> _Task directions_: Below are records; count the lines that contain "this" and give only the total.

### Material provided ###

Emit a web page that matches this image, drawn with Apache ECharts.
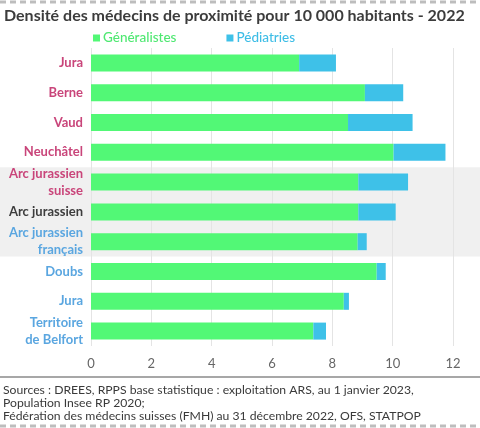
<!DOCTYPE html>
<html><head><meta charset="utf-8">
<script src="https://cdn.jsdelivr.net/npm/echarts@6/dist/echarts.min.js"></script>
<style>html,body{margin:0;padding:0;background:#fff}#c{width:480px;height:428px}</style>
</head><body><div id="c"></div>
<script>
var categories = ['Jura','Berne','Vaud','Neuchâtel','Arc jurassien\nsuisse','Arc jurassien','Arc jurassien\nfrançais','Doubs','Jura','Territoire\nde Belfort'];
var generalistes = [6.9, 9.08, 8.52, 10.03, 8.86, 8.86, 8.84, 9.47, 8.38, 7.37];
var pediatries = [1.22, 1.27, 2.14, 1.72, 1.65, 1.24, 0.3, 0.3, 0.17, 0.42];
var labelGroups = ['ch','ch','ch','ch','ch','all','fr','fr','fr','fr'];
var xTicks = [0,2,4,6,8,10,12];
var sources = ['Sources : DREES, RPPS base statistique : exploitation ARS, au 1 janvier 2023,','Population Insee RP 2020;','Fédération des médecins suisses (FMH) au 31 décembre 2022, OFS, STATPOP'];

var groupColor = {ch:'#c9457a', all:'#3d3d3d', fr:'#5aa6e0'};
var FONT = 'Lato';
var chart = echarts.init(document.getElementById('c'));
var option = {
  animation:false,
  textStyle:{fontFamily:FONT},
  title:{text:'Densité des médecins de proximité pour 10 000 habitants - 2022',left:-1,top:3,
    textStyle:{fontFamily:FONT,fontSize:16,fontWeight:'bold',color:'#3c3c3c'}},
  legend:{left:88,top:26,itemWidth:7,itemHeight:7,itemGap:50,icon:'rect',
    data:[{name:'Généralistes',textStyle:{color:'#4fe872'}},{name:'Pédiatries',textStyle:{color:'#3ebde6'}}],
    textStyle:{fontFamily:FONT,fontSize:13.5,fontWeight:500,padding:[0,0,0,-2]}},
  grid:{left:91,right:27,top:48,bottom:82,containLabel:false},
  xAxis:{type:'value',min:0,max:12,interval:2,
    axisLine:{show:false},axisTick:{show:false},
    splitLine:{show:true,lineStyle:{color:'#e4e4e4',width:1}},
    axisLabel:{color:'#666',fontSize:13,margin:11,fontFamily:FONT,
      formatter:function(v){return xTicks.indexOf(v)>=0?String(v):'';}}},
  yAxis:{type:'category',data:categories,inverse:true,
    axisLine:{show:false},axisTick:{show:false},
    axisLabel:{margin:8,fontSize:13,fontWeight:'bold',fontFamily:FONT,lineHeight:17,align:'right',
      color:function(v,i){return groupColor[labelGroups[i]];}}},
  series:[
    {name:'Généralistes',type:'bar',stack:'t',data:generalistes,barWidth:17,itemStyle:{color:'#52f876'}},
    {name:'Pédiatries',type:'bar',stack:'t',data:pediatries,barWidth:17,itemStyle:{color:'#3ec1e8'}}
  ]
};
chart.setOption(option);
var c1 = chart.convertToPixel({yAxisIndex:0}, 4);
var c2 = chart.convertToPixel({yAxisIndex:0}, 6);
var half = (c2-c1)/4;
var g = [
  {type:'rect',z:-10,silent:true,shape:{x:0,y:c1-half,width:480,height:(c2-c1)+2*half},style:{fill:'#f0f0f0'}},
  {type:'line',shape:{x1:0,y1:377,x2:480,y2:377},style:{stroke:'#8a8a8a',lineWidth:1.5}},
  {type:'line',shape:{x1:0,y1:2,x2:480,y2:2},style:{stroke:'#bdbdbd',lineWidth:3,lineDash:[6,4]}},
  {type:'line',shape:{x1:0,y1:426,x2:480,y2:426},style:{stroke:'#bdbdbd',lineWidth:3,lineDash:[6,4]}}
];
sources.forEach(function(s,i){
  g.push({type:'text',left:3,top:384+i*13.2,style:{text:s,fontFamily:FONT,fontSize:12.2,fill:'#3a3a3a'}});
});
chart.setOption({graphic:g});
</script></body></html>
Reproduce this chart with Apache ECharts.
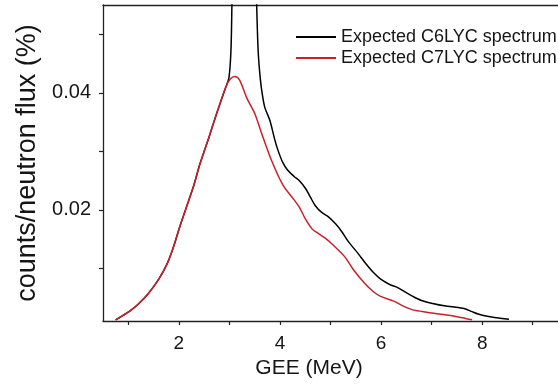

###

> _Written solution_: 2